Этот год (2023) мог стать юбилейным для моего друга, фотографа и замечательного человека — Александра,
Саши Марова.
1-го Мая ему исполнилось бы 61, но его нет с нами с 2018 года, когда разорвалось сердце. Уже шесть лет.
Мы познакомились и, как-то, сразу подружились зимой 1986/1987, возможно, ближе к весне. Тогда Саша работал печатником цветной печати в ЛАФОКИ (Лаборатории Фото и Кинематографии Академии наук СССР. Много лет спустя, он стал её директором (пытаясь сохранить заведение).
А тогда, тогда, во второй половине восьмидесятых, у Саши, в подвале на Ленинградском проспекте, по рельсам ездил дивный металлический ящик — чудо техники, продукт германской компании «Фердинанд Хомрик и сыновья», собственно, новейший тогдашний фотоувеличитель для цветной крупноформатной горизонтальной (на стену) печати.
Такими штуками могли похвастаться ещё два-три места в Москве, но там нужно было отдавать негатив и ждать малопредсказуемого, несмотря на все «контрольки», результата, в АН мы могли печатать хоть ночью, присутствуя и участвуя в процессе.
Мы тогда начинали много работать и, по притащенной их Штатов технологии, требовались эти огромные отпечатки, как тогда говорили, «на пластике».
Я завёл себе в этом фотографическом подвале, для кадрирования, листы белого картона 90х60 и 100х70 см и, обнаглев, чуть не половину работы делал у печатников…
Позже Саша ушёл от этого материального благоденствия в свободное плавание фотографии. Мы работали с ним и там, и ещё интереснее.
От большинства других фотографов, кроме редких человеческих качеств, Сашу отличала
профессиональная честность.
В рекламной работе, в общем-то, только художник знает, что
«будем снимать»
Он это придумывает, он, как правило, теоретически заметно лучше подготовлен (банально образован), но и фотограф, как правило, имеет своё мнение. Отсюда лёгкая «путАница» (как говаривал дружественный грузин Гиви) на площадке и в кадре.
По умолчанию, при совместной работе, мы всегда снимали так, как сказал я и так, как хотелось Саше.
После проявок, вздыхая, как правило, он признавал «поражения».
Снимали мы чаще «большими» камерами, на листовую плёнку. Процесс был небыстрый, но вкусный, как апельсин.
Постепенно Саша пришёл к главной работе своей жизни — длинному выставочному проекту.

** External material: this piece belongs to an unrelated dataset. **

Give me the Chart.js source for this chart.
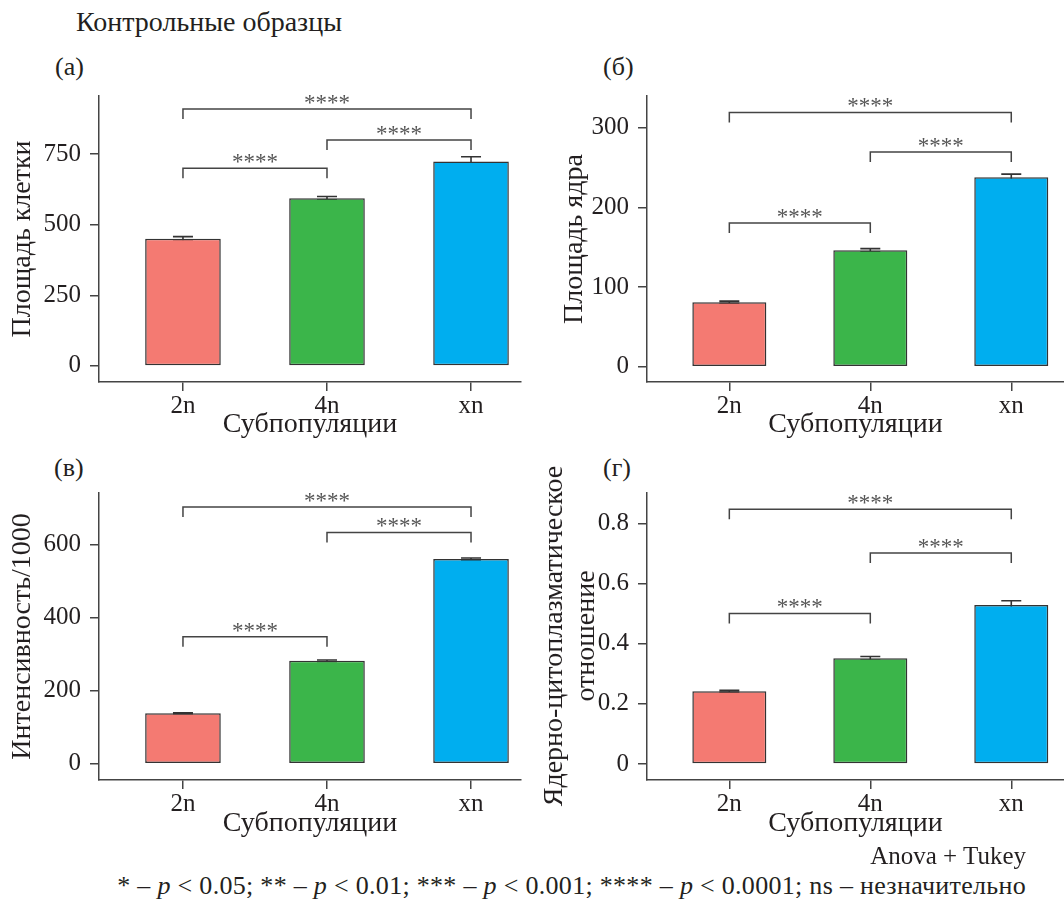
<!DOCTYPE html>
<html>
<head>
<meta charset="utf-8">
<script src="https://cdn.jsdelivr.net/npm/chart.js@4.4.1/dist/chart.umd.min.js"></script>
<style>
  body { margin: 0; background: #fff; width: 1064px; height: 901px; position: relative; overflow: hidden;
         font-family: "Liberation Serif", "Times New Roman", serif; color: #231f20; }
  canvas { position: absolute; }
  .txt { position: absolute; white-space: nowrap; line-height: 1; font-size: 26px; }
  .ytitle { position: absolute; width: 400px; height: 64px; line-height: 32px; font-size: 28px;
            text-align: center; transform: rotate(-90deg); white-space: nowrap; }
</style>
</head>
<body>
<div class="txt" style="left:76px; top:8px; font-size:28px;">Контрольные образцы</div>
<div class="txt" style="left:55px; top:54px;">(а)</div>
<div class="txt" style="left:603px; top:54px;">(б)</div>
<div class="txt" style="left:54px; top:455px;">(в)</div>
<div class="txt" style="left:603px; top:455px;">(г)</div>

<canvas id="chartA" width="530" height="370" style="left:0; top:80px;"></canvas>
<canvas id="chartB" width="534" height="370" style="left:530px; top:80px;"></canvas>
<canvas id="chartC" width="530" height="380" style="left:0; top:470px;"></canvas>
<canvas id="chartD" width="534" height="380" style="left:530px; top:470px;"></canvas>

<div class="ytitle" style="left:369px; top:604px;">Ядерно-цитоплазматическое<br>отношение</div>

<div class="txt" style="right:38px; top:843px; font-size:25px;">Anova + Tukey</div>
<div class="txt" style="right:38px; top:873px; letter-spacing:0.3px;">* – <i>p</i> &lt; 0.05; ** – <i>p</i> &lt; 0.01; *** – <i>p</i> &lt; 0.001; **** – <i>p</i> &lt; 0.0001; ns – незначительно</div>

<script>
// categories (subpopulations)
const categories = ['2n', '4n', 'xn'];
const barColors = ['#F47A72', '#3BB54A', '#00AEEF'];

// (а) cell area
const cellArea = [450, 594, 724];
const cellAreaErr = [8, 6, 17];
const cellAreaTicks = [0, 250, 500, 750];
const cellAreaPairs = [[0, 1, 700], [1, 2, 800], [0, 2, 910]];

// (б) nucleus area
const nucArea = [81, 146.3, 238];
const nucAreaErr = [1.3, 2, 3.8];
const nucAreaTicks = [0, 100, 200, 300];
const nucAreaPairs = [[0, 1, 180.6], [1, 2, 269.5], [0, 2, 319.3]];

// (в) intensity / 1000
const intensity = [138, 281.8, 560.8];
const intensityErr = [1.5, 2.5, 3];
const intensityTicks = [0, 200, 400, 600];
const intensityPairs = [[0, 1, 347.6], [1, 2, 633.8], [0, 2, 703.4]];

// (г) nucleo-cytoplasmic ratio
const ncRatio = [0.242, 0.352, 0.529];
const ncRatioErr = [0.003, 0.006, 0.0143];
const ncRatioTicks = [0, 0.2, 0.4, 0.6, 0.8];
const ncRatioPairs = [[0, 1, 0.501], [1, 2, 0.702], [0, 2, 0.848]];

const sigLabel = '****';

const FONT = '"Liberation Serif", "Times New Roman", serif';
const TEXT = '#231f20';
const AXIS = '#444';

function makePanel(id, cfg) {
    // error bars go under the bars, brackets on top
    const marks = {
        id: 'marks_' + id,
        beforeDatasetsDraw(chart) {
            const ctx = chart.ctx, xs = chart.scales.x, ys = chart.scales.y;
            ctx.save();
            ctx.strokeStyle = '#333';
            ctx.lineWidth = 1.6;
            cfg.values.forEach((v, i) => {
                const x = xs.getPixelForValue(i);
                const y1 = ys.getPixelForValue(v + cfg.errors[i]);
                const y2 = ys.getPixelForValue(v - cfg.errors[i]);
                ctx.beginPath();
                ctx.moveTo(x, y1); ctx.lineTo(x, y2);
                ctx.moveTo(x - 10, y1); ctx.lineTo(x + 10, y1);
                ctx.moveTo(x - 10, y2); ctx.lineTo(x + 10, y2);
                ctx.stroke();
            });
            ctx.restore();
        },
        afterDatasetsDraw(chart) {
            const ctx = chart.ctx, xs = chart.scales.x, ys = chart.scales.y;
            ctx.save();
            ctx.strokeStyle = AXIS;
            ctx.fillStyle = '#555';
            ctx.lineWidth = 1.5;
            ctx.font = '23px ' + FONT;
            ctx.textAlign = 'center';
            ctx.textBaseline = 'alphabetic';
            cfg.pairs.forEach(p => {
                const xa = xs.getPixelForValue(p[0]);
                const xb = xs.getPixelForValue(p[1]);
                const y = ys.getPixelForValue(p[2]);
                ctx.beginPath();
                ctx.moveTo(xa, y + 10); ctx.lineTo(xa, y);
                ctx.lineTo(xb, y); ctx.lineTo(xb, y + 10);
                ctx.stroke();
                ctx.fillText(sigLabel, (xa + xb) / 2, y + 1);
            });
            ctx.restore();
        }
    };

    const yTitle = cfg.yTitle
        ? { display: true, text: cfg.yTitle, color: TEXT, font: { family: FONT, size: 28, lineHeight: 1.2 },
            padding: { top: cfg.yTitlePad, bottom: 0 } }
        : { display: false };

    return new Chart(document.getElementById(id), {
        type: 'bar',
        data: {
            datasets: [{
                data: cfg.values.map((v, i) => ({ x: i, y: v })),
                backgroundColor: barColors,
                borderColor: '#333',
                borderWidth: 1.5,
                borderSkipped: false,
                barPercentage: 0.525,
                categoryPercentage: 1
            }]
        },
        options: {
            responsive: false,
            animation: false,
            layout: { padding: { left: 0, top: cfg.padTop, right: cfg.padRight, bottom: 0 } },
            plugins: { legend: { display: false }, tooltip: { enabled: false } },
            scales: {
                x: {
                    type: 'linear',
                    offset: false,
                    min: cfg.xMin,
                    max: cfg.xMax,
                    afterBuildTicks: s => { s.ticks = categories.map((c, i) => ({ value: i })); },
                    afterFit: s => { s.height = cfg.xH; s.paddingLeft = 0; s.paddingRight = 0; },
                    grid: { offset: false, drawOnChartArea: false, tickLength: 9, color: AXIS, lineWidth: 1.5 },
                    border: { display: true, color: AXIS, width: 1.5 },
                    ticks: { color: TEXT, padding: 0, font: { family: FONT, size: 25 },
                             callback: v => categories[v] },
                    title: { display: true, text: 'Субпопуляции', color: TEXT,
                             font: { family: FONT, size: 28, lineHeight: 1.2 },
                             padding: { top: 0, bottom: cfg.xTitlePad } }
                },
                y: {
                    min: cfg.yMin,
                    max: cfg.yMax,
                    afterBuildTicks: s => { s.ticks = cfg.ticks.map(v => ({ value: v })); },
                    afterFit: s => { s.width = cfg.yW; s.paddingTop = 0; s.paddingBottom = 0; },
                    grid: { drawOnChartArea: false, tickLength: 9, color: AXIS, lineWidth: 1.5 },
                    border: { display: true, color: AXIS, width: 1.5 },
                    ticks: { color: TEXT, padding: 9, font: { family: FONT, size: 25 },
                             callback: v => String(v) },
                    title: yTitle
                }
            }
        },
        plugins: [marks]
    });
}

makePanel('chartA', {
    values: cellArea, errors: cellAreaErr, pairs: cellAreaPairs, ticks: cellAreaTicks,
    yMin: -57, yMax: 956, xMin: -0.583, xMax: 2.347,
    padTop: 16, padRight: 9, yW: 99, xH: 68, xTitlePad: 8.4,
    yTitle: 'Площадь клетки', yTitlePad: 6.2
});
makePanel('chartB', {
    values: nucArea, errors: nucAreaErr, pairs: nucAreaPairs, ticks: nucAreaTicks,
    yMin: -19.3, yMax: 340, xMin: -0.584, xMax: 2.374,
    padTop: 16, padRight: 0, yW: 117, xH: 68, xTitlePad: 8.4,
    yTitle: 'Площадь ядра', yTitlePad: 28.2
});
makePanel('chartC', {
    values: intensity, errors: intensityErr, pairs: intensityPairs, ticks: intensityTicks,
    yMin: -44.7, yMax: 741.8, xMin: -0.583, xMax: 2.347,
    padTop: 23, padRight: 9, yW: 99, xH: 70, xTitlePad: 9.4,
    yTitle: 'Интенсивность/1000', yTitlePad: 6.2
});
makePanel('chartD', {
    values: ncRatio, errors: ncRatioErr, pairs: ncRatioPairs, ticks: ncRatioTicks,
    yMin: -0.0533, yMax: 0.902, xMin: -0.584, xMax: 2.374,
    padTop: 23, padRight: 0, yW: 117, xH: 70, xTitlePad: 9.4,
    yTitle: null
});
</script>
</body>
</html>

«Портрет науки на рубеже эпох»
Проект не оценённый по значению даже его фигурантами, хотя имевший кое-какую прессу и несколько экспозиций на хороших площадках.
В 1934 году, во время очередного Общего собрания Академий наук СССР, знаменитый Моисей Наппельбаум выполнил по заказу АН большую серию портретов выдающихся русских учёных. Негативы. большей частью, оказались в архиве ЛАФОКИ.
В самом начале XXI века возникла идея парной выставки: портреты работы Наппельбаума из 1934 года и портреты наших современников, ведущих академиков РАН, их делал Саша.
Те и те прошли через рубежные события, те и те составляли действительный цвет нации.
Новые портреты концептуально снимались на ч/б плёнку и весь проект выполнялся в технике бром-серебряной ручной печати. Печатал Юра Кувшиников.
Саша получил много тычков за, якобы, «эпигонство».
Глупые «знатоки», по разные стороны границ, рассуждали о невозможности «повторить результаты Наппельбаума без использования аутентичных объективов Фохтлендера «Колинеар», «Герц-Дагор» и золотых виражей». Они пытались быть эпигонами, а Саша создал свой «портрет науки», не особо слушая странных людей с обочины.
Мне не известно скольких действительных членов Академии Саша успел запечатлеть в этом проекте, знвю, что бодьше пятидесяти. У меня нет исходников, оттого картинки на сайте не во всём соответствуют оригиналам, и, тем не менее, лучше так.
Пройдут годы, а они пройдут, и людям захочется (а им захочется) посмотреть на лица русской науки «рубежа эпох» и они вспомнят о работе Саши. Ничего подобного, кроме трёпа, селфи и мыльнично-репортажных снимков нет, а часто нет и этого.
В те годы страна забыла про своих учёных, они ей стали не нужны, но они были ещё живы…
Саня, ты приходил не зря
N.B. Изображения галерей получены сканированием контрольных отпечатков, и замечания чисто технического характера не могут быть приняты. Сожалеем, но иной возможности у нас не было.